◆ **The input**
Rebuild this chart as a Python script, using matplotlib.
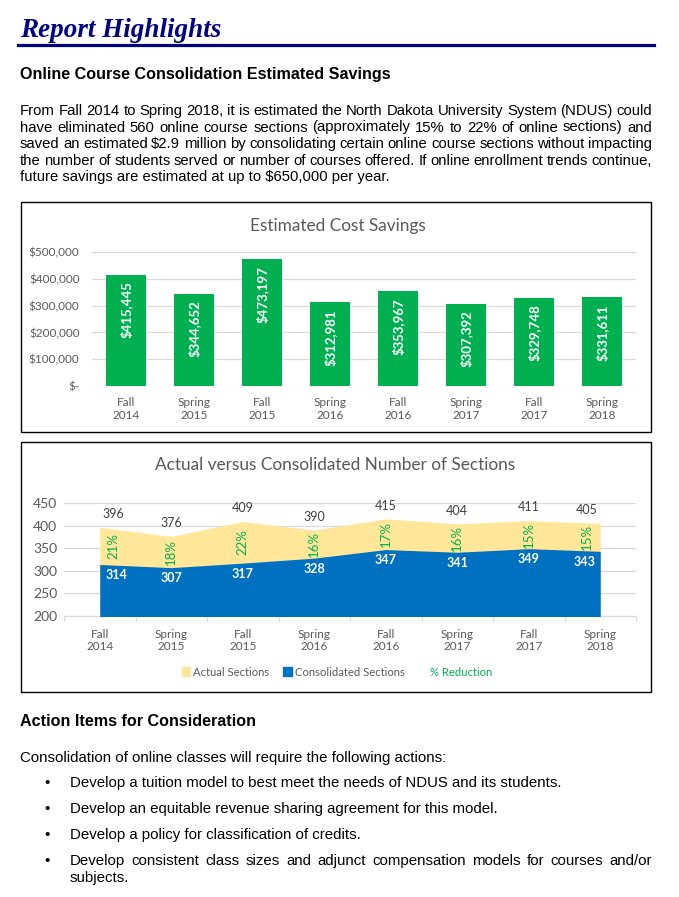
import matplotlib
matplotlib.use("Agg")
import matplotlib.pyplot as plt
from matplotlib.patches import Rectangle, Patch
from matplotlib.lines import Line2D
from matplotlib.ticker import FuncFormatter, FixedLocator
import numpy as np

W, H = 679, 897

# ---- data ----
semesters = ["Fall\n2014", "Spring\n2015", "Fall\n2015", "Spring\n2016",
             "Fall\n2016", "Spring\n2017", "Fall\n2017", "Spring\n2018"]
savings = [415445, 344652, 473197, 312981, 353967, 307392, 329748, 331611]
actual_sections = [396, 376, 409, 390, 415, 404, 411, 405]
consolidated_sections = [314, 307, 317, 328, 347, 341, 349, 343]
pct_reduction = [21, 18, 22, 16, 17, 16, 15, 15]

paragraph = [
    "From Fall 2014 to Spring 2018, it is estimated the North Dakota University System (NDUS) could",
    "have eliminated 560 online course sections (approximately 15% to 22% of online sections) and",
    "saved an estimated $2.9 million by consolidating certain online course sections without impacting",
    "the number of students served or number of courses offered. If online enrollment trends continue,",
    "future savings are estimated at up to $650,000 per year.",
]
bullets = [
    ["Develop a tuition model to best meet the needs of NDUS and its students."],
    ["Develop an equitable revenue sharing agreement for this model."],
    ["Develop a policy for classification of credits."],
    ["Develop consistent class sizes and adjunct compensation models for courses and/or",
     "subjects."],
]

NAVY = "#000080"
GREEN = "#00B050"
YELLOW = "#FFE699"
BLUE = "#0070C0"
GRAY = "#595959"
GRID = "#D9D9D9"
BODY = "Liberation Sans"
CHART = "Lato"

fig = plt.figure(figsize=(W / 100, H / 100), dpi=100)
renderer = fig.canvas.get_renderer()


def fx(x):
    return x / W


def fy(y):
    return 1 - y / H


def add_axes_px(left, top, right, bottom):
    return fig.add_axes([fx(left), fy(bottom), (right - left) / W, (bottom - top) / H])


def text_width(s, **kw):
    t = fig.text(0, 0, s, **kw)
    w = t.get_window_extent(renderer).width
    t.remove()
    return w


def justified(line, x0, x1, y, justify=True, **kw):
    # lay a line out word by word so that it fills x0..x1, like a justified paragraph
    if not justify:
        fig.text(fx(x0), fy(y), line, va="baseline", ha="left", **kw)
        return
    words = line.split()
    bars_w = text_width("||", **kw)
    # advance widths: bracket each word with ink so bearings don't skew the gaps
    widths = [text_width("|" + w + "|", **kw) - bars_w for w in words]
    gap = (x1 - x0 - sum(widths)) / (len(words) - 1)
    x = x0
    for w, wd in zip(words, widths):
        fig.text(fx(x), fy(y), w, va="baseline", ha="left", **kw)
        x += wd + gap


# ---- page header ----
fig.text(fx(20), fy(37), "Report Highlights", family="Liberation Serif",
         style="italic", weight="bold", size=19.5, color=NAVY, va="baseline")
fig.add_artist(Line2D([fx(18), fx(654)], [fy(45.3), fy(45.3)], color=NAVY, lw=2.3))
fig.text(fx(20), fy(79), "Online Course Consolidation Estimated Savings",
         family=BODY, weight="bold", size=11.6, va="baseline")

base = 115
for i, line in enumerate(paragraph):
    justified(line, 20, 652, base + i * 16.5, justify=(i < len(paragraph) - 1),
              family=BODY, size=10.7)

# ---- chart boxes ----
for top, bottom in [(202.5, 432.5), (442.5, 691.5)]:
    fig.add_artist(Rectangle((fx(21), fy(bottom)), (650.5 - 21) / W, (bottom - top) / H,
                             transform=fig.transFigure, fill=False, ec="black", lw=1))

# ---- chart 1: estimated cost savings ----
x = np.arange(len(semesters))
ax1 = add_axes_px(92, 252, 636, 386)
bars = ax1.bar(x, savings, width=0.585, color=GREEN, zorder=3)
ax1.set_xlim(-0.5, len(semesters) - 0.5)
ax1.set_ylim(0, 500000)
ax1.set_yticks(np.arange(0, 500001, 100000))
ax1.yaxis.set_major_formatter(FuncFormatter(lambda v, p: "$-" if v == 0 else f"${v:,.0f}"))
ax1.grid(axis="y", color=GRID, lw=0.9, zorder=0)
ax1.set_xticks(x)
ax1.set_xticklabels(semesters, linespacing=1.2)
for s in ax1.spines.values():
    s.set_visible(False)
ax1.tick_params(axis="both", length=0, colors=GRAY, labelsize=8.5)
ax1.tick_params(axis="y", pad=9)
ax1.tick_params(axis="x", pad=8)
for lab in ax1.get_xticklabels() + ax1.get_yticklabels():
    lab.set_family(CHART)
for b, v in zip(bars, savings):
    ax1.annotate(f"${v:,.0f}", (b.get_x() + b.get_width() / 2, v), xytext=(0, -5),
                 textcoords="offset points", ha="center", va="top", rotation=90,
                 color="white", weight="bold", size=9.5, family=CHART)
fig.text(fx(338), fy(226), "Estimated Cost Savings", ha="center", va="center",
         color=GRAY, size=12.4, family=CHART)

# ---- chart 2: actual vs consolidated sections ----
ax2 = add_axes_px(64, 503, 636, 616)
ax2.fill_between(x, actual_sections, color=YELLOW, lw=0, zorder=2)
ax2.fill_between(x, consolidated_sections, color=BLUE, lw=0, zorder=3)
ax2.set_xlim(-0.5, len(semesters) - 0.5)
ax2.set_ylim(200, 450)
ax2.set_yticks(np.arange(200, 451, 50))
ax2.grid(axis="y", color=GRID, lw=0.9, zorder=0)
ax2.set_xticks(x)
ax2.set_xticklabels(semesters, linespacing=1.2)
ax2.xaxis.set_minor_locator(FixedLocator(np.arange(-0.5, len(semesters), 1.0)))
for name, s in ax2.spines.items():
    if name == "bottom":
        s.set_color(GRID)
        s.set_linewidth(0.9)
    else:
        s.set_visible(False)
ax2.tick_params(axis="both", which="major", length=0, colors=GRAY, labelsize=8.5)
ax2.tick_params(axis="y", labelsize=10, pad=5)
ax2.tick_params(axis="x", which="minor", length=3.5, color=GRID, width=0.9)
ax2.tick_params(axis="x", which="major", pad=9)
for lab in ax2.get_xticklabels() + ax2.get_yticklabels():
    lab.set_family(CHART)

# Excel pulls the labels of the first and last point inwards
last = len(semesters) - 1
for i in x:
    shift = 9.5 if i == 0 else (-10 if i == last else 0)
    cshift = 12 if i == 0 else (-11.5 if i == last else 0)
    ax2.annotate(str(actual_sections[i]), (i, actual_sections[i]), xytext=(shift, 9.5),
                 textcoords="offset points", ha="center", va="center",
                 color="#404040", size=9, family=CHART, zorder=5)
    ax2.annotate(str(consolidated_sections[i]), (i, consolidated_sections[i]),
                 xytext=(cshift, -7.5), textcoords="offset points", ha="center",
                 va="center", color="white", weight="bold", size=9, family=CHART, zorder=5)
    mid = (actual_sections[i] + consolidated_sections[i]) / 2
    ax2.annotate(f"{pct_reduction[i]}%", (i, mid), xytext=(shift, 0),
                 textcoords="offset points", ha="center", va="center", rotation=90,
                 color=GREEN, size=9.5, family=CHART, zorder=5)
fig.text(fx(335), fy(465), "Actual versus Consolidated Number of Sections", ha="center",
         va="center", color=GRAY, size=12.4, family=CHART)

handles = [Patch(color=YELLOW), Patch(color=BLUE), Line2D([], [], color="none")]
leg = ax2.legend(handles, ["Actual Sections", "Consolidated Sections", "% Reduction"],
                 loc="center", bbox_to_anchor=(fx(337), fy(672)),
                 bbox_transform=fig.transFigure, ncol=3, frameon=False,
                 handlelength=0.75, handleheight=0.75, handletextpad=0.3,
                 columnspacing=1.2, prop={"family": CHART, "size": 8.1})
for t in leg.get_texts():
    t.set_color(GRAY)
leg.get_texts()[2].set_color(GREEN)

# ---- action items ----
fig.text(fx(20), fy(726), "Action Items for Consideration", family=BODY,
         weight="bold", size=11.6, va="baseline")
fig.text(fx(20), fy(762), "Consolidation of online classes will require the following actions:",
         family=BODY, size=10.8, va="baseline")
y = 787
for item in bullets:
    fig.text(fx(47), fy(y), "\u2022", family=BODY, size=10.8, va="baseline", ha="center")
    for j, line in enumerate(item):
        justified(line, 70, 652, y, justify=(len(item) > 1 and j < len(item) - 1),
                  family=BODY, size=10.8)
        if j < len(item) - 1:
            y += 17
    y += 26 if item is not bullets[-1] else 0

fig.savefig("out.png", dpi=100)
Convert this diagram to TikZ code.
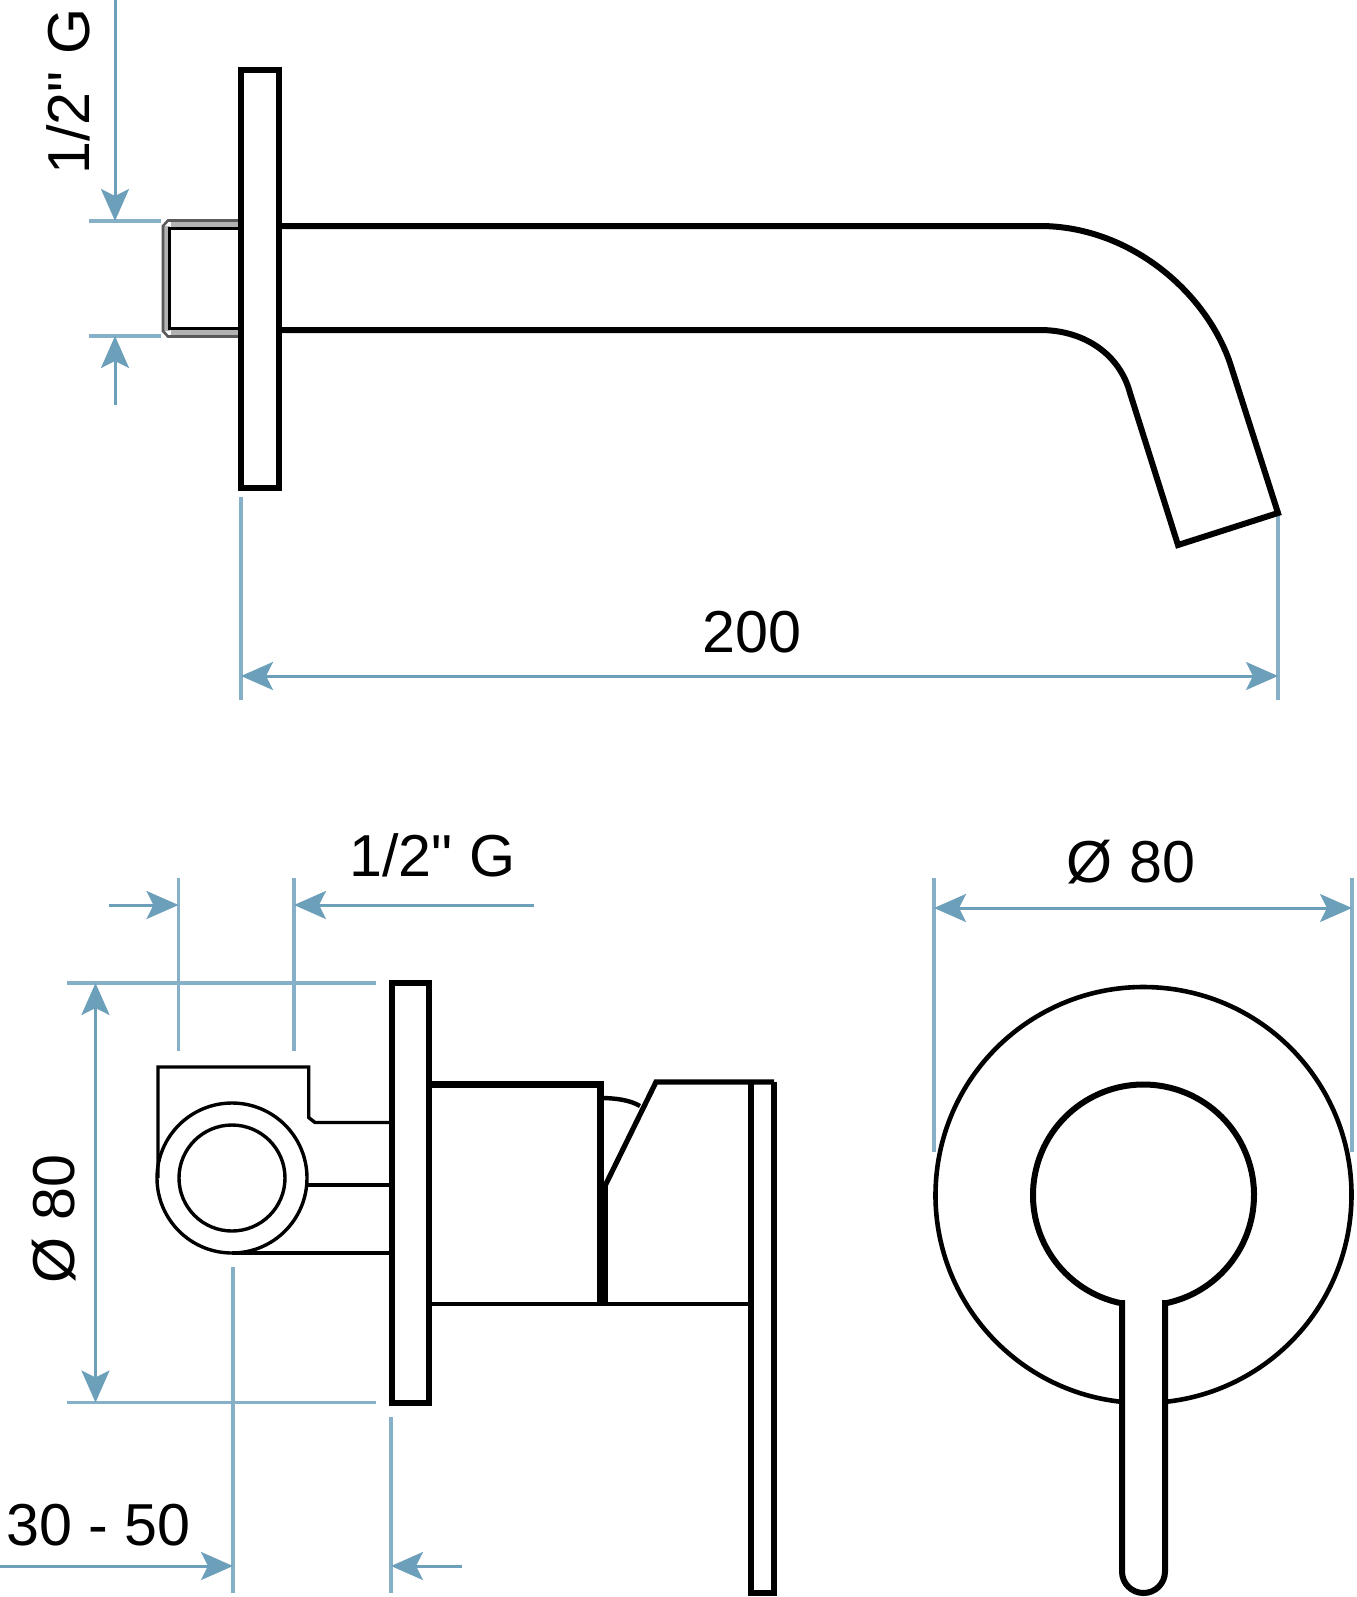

◆ **Directions**
Give again, word for word, every line from the top of the data through the line with "pct_reduction = [21, 18, 22, 16, 17, 16, 15, 15]", both ends included, and exclude the pictures.

◆ **Full output**
Rebuild this chart as a Python script, using matplotlib.
import matplotlib
matplotlib.use("Agg")
import matplotlib.pyplot as plt
from matplotlib.patches import Rectangle, Patch
from matplotlib.lines import Line2D
from matplotlib.ticker import FuncFormatter, FixedLocator
import numpy as np

W, H = 679, 897

# ---- data ----
semesters = ["Fall\n2014", "Spring\n2015", "Fall\n2015", "Spring\n2016",
             "Fall\n2016", "Spring\n2017", "Fall\n2017", "Spring\n2018"]
savings = [415445, 344652, 473197, 312981, 353967, 307392, 329748, 331611]
actual_sections = [396, 376, 409, 390, 415, 404, 411, 405]
consolidated_sections = [314, 307, 317, 328, 347, 341, 349, 343]
pct_reduction = [21, 18, 22, 16, 17, 16, 15, 15]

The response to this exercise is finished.